Pour parer à toute éventualité d'une extension des combats pouvant affecter la population de Kidal, la Mission de l'ONU a annoncé une zone de sécurité de 20 km autour de cette ville. La mesure devait entrer en vigueur dès le lendemain. Tout en annonçant des enquêtes pour déterminer les responsabilités quant à cette violation du cessez-le-feu, elle a adressé une mise en garde à la Plateforme. «En cas de violation de cette zone de sécurité par des éléments de la Plateforme, ou affiliés à la Plateforme, la MINUSMA agira en conséquence conformément à son mandat », indique le texte.

« Pas question de céder une quelconque position à la CMA »

Pour la Coordination des mouvements de l'Azawad, cela ne suffit pas. « On exige le retrait des milices de toutes les positions occupées, en flagrante violation des arrangements sécuritaires et des accords de paix », a déclaré à Sahelien.com le porte-parole de CMA, Almou Ag Mohamed. Interrogé par la suite par Studio Tamani, il a ajouté : « Pour le moment, tant qu'il y a pas un règlement correct, juste et équitable par les garants de l'accord et la médiation, de la situation qui prévaut sur le terrain, nous ne pouvons pas envisager de continuer à faire comme si de rien n'était ».

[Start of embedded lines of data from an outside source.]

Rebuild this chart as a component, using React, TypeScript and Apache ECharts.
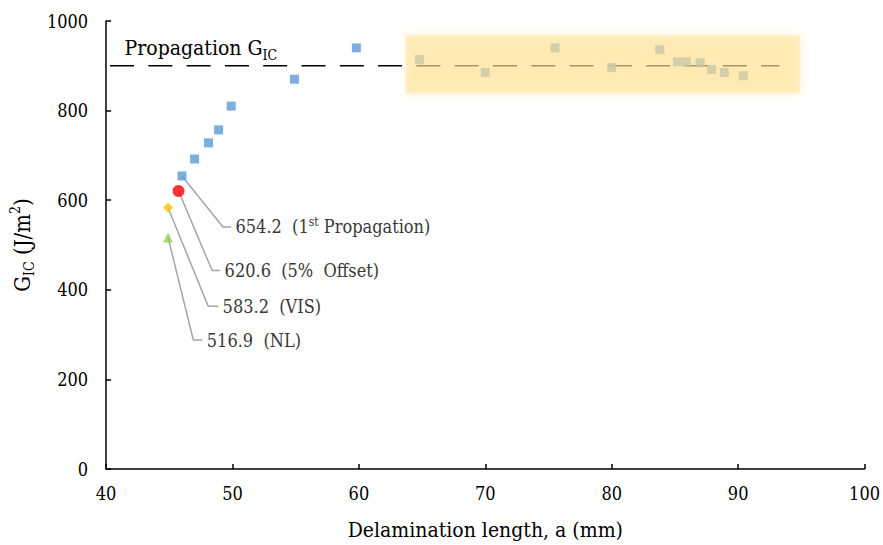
import React, { useEffect, useRef } from "react";
import * as echarts from "echarts";

// ---- Data ----
const propagationX = [46.0, 47.0, 48.1, 48.9, 49.9, 54.9, 59.8, 64.8, 70.0, 75.5, 80.0, 83.8, 85.2, 85.9, 87.0, 87.9, 88.9, 90.4];
const propagationY = [654.2, 692, 728, 757, 810, 870, 940, 914, 885, 940, 896, 936, 909, 909, 907, 892, 885, 878];
const offsetPoint = [45.73, 620.6];
const visPoint = [44.9, 583.2];
const nlPoint = [44.9, 516.9];
const plateauValue = 900;
const plateauX = [40.31, 93.25];
const highlightX = [63.7, 94.9];
const highlightY = [838, 968];
// leader lines: [start, elbow, end] for each annotation
const leader1st = [[46.0, 654.2], [49.25, 540.3], [49.88, 540.3]];
const leaderOffset = [[45.73, 620.6], [48.39, 442.9], [49.02, 442.9]];
const leaderVis = [[44.9, 583.2], [48.08, 363.1], [48.86, 363.1]];
const leaderNl = [[44.9, 516.9], [46.9, 287.9], [47.61, 287.9]];
const xTicks = { min: 40, max: 100, interval: 10 };
const yTicks = { min: 0, max: 1000, interval: 200 };

const FONT = "DejaVu Serif Condensed";

const annRich = {
  a: { fontSize: 18, lineHeight: 22, fontFamily: FONT, color: "#383838", verticalAlign: "middle" },
  s: { fontSize: 12, lineHeight: 12, fontFamily: FONT, color: "#383838", verticalAlign: "top" },
};

function leaderSeries(points: number[][], text: string) {
  return {
    type: "line",
    z: 1,
    silent: true,
    data: points.map((p, i) =>
      i === points.length - 1
        ? {
            value: p,
            symbol: "circle",
            symbolSize: 1,
            itemStyle: { color: "rgba(0,0,0,0)" },
            label: {
              show: true,
              position: "right",
              distance: 4,
              formatter: text,
              fontFamily: FONT,
              rich: annRich,
            },
          }
        : { value: p, symbol: "none" }
    ),
    lineStyle: { color: "#A5A5A5", width: 1.5 },
    itemStyle: { color: "rgba(0,0,0,0)" },
  };
}

export default function App() {
  const ref = useRef<HTMLDivElement>(null);
  useEffect(() => {
    if (!ref.current) return;
    const chart = echarts.init(ref.current, undefined, { renderer: "svg" });
    const option: any = {
      animation: false,
      backgroundColor: "#fff",
      grid: { left: 101, right: 17, top: 21, bottom: 72, containLabel: false },
      xAxis: {
        type: "value",
        min: xTicks.min,
        max: xTicks.max,
        interval: xTicks.interval,
        name: "Delamination length, a (mm)",
        nameLocation: "middle",
        nameGap: 50,
        nameTextStyle: { fontSize: 21, fontFamily: FONT, color: "#000" },
        axisLine: { show: true, lineStyle: { color: "#000", width: 1.5 } },
        axisTick: { show: true, inside: true, length: 5, lineStyle: { color: "#000", width: 1.5 } },
        axisLabel: { fontSize: 18, fontFamily: FONT, color: "#000", margin: 15, formatter: (v: number) => String(v) },
        splitLine: { show: false },
      },
      yAxis: {
        type: "value",
        min: yTicks.min,
        max: yTicks.max,
        interval: yTicks.interval,
        name: "{g|G}{s|IC}{g| (J/m}{p|2}{g|)}",
        nameLocation: "middle",
        nameRotate: 90,
        nameGap: 48,
        nameTextStyle: {
          fontFamily: FONT,
          color: "#000",
          rich: {
            g: { fontSize: 22, lineHeight: 28, fontFamily: FONT, color: "#000", verticalAlign: "middle" },
            s: { fontSize: 14, lineHeight: 14, fontFamily: FONT, color: "#000", verticalAlign: "bottom" },
            p: { fontSize: 14, lineHeight: 14, fontFamily: FONT, color: "#000", verticalAlign: "top" },
          },
        },
        axisLine: { show: true, lineStyle: { color: "#000", width: 1.5 } },
        axisTick: { show: true, inside: true, length: 5, lineStyle: { color: "#000", width: 1.5 } },
        axisLabel: { fontSize: 18, fontFamily: FONT, color: "#000", margin: 18, formatter: (v: number) => String(v) },
        splitLine: { show: false },
      },
      series: [
        leaderSeries(leader1st, "{a|654.2  (1}{s|st}{a| Propagation)}"),
        leaderSeries(leaderOffset, "{a|620.6  (5%  Offset)}"),
        leaderSeries(leaderVis, "{a|583.2  (VIS)}"),
        leaderSeries(leaderNl, "{a|516.9  (NL)}"),
        {
          type: "line",
          z: 2,
          silent: true,
          data: [
            {
              value: [plateauX[0], plateauValue],
              symbol: "circle",
              symbolSize: 1,
              label: {
                show: true,
                position: "right",
                distance: 5,
                offset: [9, -18],
                formatter: "{a|Propagation G}{b|IC}",
                fontFamily: FONT,
                rich: {
                  a: { fontSize: 21, lineHeight: 28, fontFamily: FONT, color: "#000", verticalAlign: "middle" },
                  b: { fontSize: 14, lineHeight: 14, fontFamily: FONT, color: "#000", verticalAlign: "bottom" },
                },
              },
            },
            { value: [plateauX[1], plateauValue], symbol: "none" },
          ],
          itemStyle: { color: "rgba(0,0,0,0)" },
          lineStyle: { color: "#000", width: 1.5, type: [24, 14.3] },
        },
        {
          type: "scatter",
          z: 3,
          symbol: "rect",
          symbolSize: 9,
          itemStyle: { color: "#5B9BD5" },
          data: propagationX.map((x, i) => [x, propagationY[i]]),
        },
        {
          type: "scatter",
          z: 3,
          symbol: "circle",
          symbolSize: 12,
          itemStyle: { color: "#FF0000" },
          data: [offsetPoint],
        },
        {
          type: "scatter",
          z: 3,
          symbol: "diamond",
          symbolSize: 10,
          itemStyle: { color: "#FFC000" },
          data: [visPoint],
        },
        {
          type: "scatter",
          z: 3,
          symbol: "triangle",
          symbolSize: 10,
          itemStyle: { color: "#92D050" },
          data: [nlPoint],
        },
        {
          type: "custom",
          z: 10,
          silent: true,
          encode: { x: [0, 2], y: [1, 3] },
          data: [[highlightX[0], highlightY[1], highlightX[1], highlightY[0]]],
          renderItem: (params: any, api: any) => {
            const p0 = api.coord([api.value(0), api.value(1)]);
            const p1 = api.coord([api.value(2), api.value(3)]);
            return {
              type: "rect",
              shape: { x: p0[0], y: p0[1], width: p1[0] - p0[0], height: p1[1] - p0[1] },
              style: {
                fill: "rgba(255,224,140,0.42)",
                shadowBlur: 10,
                shadowColor: "rgba(255,224,140,1)",
              },
            };
          },
        },
      ],
    };
    chart.setOption(option);
    return () => chart.dispose();
  }, []);
  return <div ref={ref} style={{ position: "absolute", left: 0, top: 0, width: 883, height: 545 }} />;
}
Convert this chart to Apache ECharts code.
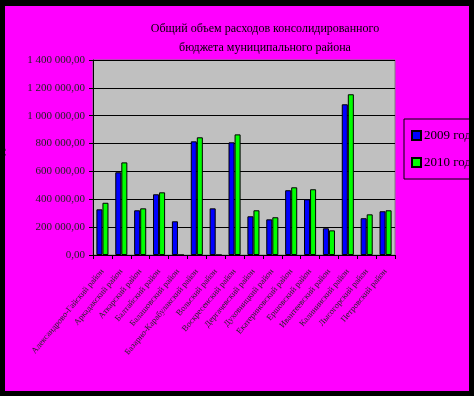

Que va faire la CMA si la Plateforme ne se retire pas de ses nouvelles positions ? Cette fois-ci, c'est le chef des opérations militaires du Haut conseil pour l'unité de l'Azawad (HCUA), Cheik Ag Awssa, qui répond dans un entretien avec Sahelien.com, l'un des principaux sites d'actualité sur le Sahel. « La CMA attend de voir ce que les garants de l'accord vont faire, et c'est après eux que nous allons décider de la suite ».
Des déclarations qui ne semblent pas impressionner la Plateforme. « Nous ne sommes pas contre ce qui peut nous faire avancer, mais il n'est pas question de céder une quelconque position à la CMA », a déclaré à Sahelien.com, Fahad Ag Almahmoud, secrétaire général du Groupe d'autodéfense touareg Imghad et alliés (GATIA), membre de la Plateforme.
Et l'armée dans tout cela ? Est-elle, comme le soutiennent certains, présente dans les localités nouvellement conquises par les mouvements de la Plateforme ?  « L'armée malienne n'est pas à Anéfis. Les gens confondent toujours l'armée et les différents mouvements. L'armée n'est mêlée ni de près, ni de loin à ça », a affirmé le chargé de communication du ministère de la Défense, contacté par Sahelien.com.
Fruit de longs mois de laborieuses négociations conduites par l'Algérie, « l'accord de paix et de réconciliation » a été signé le 15 mai par le gouvernement malien, puis par la CMA le 20 juin. Il vise à l'établissement d'une paix durable dans le nord du Mali, une région qui a connu plusieurs rébellions touaregs depuis l'indépendance, de la France, en 1960. Les rebelles touaregs ont pu y bénéficier, un temps, d'une alliance avec les islamistes qui les ont finalement évincés pour s'ériger en maîtres de la de la région. Début 2013, les jihadistes ont été affaiblis et dispersés par une intervention militaire internationale mais certaines zones du territoire malien échappent encore au contrôle de Bamako.